Registrars and Registries Take the Lead to Mitigate DNS Abuse

In view of the persistence of cases of DNS Abuse (phishing, pharming, malware, and botnets), the ICANN Registrar and Registry Stakeholder Groups (RrSG and RySG, respectively) have decided to take a step forward and initiate a formal process to review the base gTLD Registry Agreement (RA) and the Registrar Accreditation Agreement (RAA) to enhance the DNS Abuse obligations they assume and, more specifically, to provide ICANN Compliance with tools to enforce them. 

Arguably,  the current language of those agreements is insufficient to combat DNS Abuse. 

For example, currently Article 3.18.1 RAA only requires that Registrars “take reasonable and prompt steps to investigate and respond appropriately to any abuse reports”. This has been interpreted by ICANN as failing short of a requirement to take action to mitigate abuse. Specifically, “respond appropriately” may indeed be interpreted as simply replying to the complainant without taking any corrective action. 

“3.18.1 Registrar shall maintain an abuse contact to receive reports of abuse involving Registered Names sponsored by Registrar, including reports of Illegal Activity. Registrar shall publish an email address to receive such reports on the home page of Registrar’s website (or in another standardized place that may be designated by ICANN from time to time). Registrar shall take reasonable and prompt steps to investigate and respond appropriately to any reports of abuse.”

From the Registries standpoint, the RA only requires in its Specification 11.3 b to gather statistical reports about malicious use of domains without any reference to mitigating actions:

“Registry Operator will periodically conduct a technical analysis to assess whether domains in the TLD are being used to perpetrate security threats, such as pharming, phishing, malware, and botnets. Registry Operator will maintain statistical reports on the number of security threats identified and the actions taken as a result of the periodic security checks.
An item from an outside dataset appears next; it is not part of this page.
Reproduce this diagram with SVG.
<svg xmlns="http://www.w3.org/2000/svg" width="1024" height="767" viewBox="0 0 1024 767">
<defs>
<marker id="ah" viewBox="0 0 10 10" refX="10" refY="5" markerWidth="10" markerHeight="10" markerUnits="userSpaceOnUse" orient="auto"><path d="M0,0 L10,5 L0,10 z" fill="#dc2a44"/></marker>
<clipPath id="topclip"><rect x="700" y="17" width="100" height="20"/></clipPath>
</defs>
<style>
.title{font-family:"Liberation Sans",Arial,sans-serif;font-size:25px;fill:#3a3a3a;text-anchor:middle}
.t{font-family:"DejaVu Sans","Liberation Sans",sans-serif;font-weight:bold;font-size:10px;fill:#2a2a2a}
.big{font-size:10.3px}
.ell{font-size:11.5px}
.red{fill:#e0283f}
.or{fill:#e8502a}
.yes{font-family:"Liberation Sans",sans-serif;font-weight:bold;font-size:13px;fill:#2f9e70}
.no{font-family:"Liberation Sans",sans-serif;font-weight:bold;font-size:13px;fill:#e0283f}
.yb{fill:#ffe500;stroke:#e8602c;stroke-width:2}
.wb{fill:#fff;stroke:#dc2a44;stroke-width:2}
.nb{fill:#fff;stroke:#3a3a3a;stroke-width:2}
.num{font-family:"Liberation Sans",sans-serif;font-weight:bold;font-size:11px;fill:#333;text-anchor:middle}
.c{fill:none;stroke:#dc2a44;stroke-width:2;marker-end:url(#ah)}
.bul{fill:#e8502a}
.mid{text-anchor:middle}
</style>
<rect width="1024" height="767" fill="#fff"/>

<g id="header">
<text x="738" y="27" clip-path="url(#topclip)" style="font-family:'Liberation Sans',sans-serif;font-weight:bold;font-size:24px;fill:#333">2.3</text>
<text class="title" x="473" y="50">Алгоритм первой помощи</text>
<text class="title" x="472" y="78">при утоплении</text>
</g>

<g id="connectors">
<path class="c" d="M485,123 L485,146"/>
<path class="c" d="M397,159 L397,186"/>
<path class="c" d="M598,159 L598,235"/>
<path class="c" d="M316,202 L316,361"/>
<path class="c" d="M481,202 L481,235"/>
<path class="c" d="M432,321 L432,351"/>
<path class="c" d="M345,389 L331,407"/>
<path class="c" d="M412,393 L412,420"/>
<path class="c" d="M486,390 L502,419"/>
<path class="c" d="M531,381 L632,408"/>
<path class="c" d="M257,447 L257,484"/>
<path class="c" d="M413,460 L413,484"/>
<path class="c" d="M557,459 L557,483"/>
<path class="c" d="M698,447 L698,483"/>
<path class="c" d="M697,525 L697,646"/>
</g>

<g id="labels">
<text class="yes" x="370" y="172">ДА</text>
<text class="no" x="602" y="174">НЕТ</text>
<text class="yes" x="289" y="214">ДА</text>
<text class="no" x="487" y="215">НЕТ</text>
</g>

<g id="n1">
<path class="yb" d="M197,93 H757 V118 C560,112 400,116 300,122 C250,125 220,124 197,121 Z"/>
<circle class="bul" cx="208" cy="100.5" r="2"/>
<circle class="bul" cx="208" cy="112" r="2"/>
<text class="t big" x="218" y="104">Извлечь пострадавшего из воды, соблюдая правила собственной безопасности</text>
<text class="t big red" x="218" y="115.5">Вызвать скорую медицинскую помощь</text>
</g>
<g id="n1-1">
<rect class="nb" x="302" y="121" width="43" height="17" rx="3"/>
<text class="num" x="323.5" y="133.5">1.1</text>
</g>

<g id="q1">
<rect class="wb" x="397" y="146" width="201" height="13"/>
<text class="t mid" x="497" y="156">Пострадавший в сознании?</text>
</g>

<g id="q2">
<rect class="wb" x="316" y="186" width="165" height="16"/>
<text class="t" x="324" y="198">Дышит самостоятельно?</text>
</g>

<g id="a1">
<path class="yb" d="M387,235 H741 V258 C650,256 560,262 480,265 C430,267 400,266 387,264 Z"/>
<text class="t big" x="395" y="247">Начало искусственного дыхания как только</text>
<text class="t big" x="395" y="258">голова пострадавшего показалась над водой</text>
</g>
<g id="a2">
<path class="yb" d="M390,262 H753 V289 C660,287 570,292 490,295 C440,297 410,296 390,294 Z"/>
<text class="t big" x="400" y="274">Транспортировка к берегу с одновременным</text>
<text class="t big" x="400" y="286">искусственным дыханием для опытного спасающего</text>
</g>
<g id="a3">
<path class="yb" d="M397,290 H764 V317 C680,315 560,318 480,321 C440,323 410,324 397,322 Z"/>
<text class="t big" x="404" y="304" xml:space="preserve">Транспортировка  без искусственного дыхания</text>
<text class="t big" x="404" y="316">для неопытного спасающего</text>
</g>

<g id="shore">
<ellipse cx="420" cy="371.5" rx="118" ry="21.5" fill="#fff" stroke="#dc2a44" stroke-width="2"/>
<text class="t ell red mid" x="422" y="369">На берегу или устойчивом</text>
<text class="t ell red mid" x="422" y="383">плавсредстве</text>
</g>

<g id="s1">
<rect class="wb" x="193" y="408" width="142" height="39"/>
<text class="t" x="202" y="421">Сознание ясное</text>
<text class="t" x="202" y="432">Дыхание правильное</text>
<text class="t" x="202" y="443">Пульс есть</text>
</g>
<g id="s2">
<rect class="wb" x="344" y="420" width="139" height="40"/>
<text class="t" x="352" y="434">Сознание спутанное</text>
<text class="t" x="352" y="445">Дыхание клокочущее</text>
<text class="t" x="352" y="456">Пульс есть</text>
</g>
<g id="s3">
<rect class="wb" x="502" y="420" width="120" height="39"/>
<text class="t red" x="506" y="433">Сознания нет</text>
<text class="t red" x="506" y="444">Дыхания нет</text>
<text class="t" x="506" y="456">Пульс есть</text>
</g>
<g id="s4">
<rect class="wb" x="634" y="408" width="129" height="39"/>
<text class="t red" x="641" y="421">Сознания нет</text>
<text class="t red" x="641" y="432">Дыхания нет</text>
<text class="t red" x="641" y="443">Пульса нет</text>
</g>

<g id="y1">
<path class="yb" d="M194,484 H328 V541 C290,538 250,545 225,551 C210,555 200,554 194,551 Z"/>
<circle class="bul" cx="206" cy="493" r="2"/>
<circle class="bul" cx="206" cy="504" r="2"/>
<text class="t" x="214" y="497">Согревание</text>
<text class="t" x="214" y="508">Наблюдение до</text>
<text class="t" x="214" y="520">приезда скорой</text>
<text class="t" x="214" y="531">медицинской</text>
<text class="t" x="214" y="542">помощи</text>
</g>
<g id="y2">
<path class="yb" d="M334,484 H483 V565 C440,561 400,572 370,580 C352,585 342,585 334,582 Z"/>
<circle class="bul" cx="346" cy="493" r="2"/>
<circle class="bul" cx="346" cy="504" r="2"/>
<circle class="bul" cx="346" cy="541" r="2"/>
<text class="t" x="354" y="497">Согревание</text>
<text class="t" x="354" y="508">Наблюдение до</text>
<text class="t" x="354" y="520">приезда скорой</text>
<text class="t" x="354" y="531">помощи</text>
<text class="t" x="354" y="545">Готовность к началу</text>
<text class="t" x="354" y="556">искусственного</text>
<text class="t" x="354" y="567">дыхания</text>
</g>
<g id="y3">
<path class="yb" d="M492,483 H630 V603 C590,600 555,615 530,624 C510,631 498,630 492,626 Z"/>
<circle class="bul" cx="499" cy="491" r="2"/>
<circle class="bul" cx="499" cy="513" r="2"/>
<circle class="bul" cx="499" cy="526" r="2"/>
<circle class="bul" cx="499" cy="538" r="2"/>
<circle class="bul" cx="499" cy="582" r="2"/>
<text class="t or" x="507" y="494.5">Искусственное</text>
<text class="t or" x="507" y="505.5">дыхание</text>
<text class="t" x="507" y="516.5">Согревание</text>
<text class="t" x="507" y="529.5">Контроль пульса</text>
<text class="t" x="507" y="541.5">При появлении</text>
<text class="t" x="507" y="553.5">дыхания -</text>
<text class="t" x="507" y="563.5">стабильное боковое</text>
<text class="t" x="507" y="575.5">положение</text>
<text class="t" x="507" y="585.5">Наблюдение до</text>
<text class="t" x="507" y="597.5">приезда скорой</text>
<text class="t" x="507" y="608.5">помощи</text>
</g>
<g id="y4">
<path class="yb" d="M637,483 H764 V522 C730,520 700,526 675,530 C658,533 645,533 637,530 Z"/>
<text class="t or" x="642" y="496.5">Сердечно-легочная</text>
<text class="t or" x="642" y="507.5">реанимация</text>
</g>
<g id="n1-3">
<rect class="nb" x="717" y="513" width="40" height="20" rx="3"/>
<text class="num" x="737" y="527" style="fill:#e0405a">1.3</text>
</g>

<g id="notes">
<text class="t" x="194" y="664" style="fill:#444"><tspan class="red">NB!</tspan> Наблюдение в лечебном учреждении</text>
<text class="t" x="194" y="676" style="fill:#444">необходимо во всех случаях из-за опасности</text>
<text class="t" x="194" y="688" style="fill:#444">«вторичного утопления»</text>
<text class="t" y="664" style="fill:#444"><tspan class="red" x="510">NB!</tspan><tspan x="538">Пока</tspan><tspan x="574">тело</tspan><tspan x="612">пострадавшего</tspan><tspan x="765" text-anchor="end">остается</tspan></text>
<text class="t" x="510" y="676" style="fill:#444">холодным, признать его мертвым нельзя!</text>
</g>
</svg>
Registry Operator will maintain these reports for the term of the Agreement unless a shorter period is required by law or approved by ICANN, and will provide them to ICANN upon request.”

The RrSG and RySG have each designated a team who will engage in good faith negotiations with ICANN to reach an agreement on proposed revisions of the RA and RAA, respectively. Amadeu Abril, chief of Policy of CORE/COREhub, has been elected as part of the RrSG Negotiating Team, representing COREhub as a reseller-based registrar. CORE, in turn, is represented by Nacho Amadoz, selected in his capacity as chair of the geoTLD Group, as part of the RySG Negotiating Team.

The negotiations of the proposed contractual amendments should be concluded in about 3 months, and later be submitted to vote to all ICANN contracted Registries and Registrars for approval.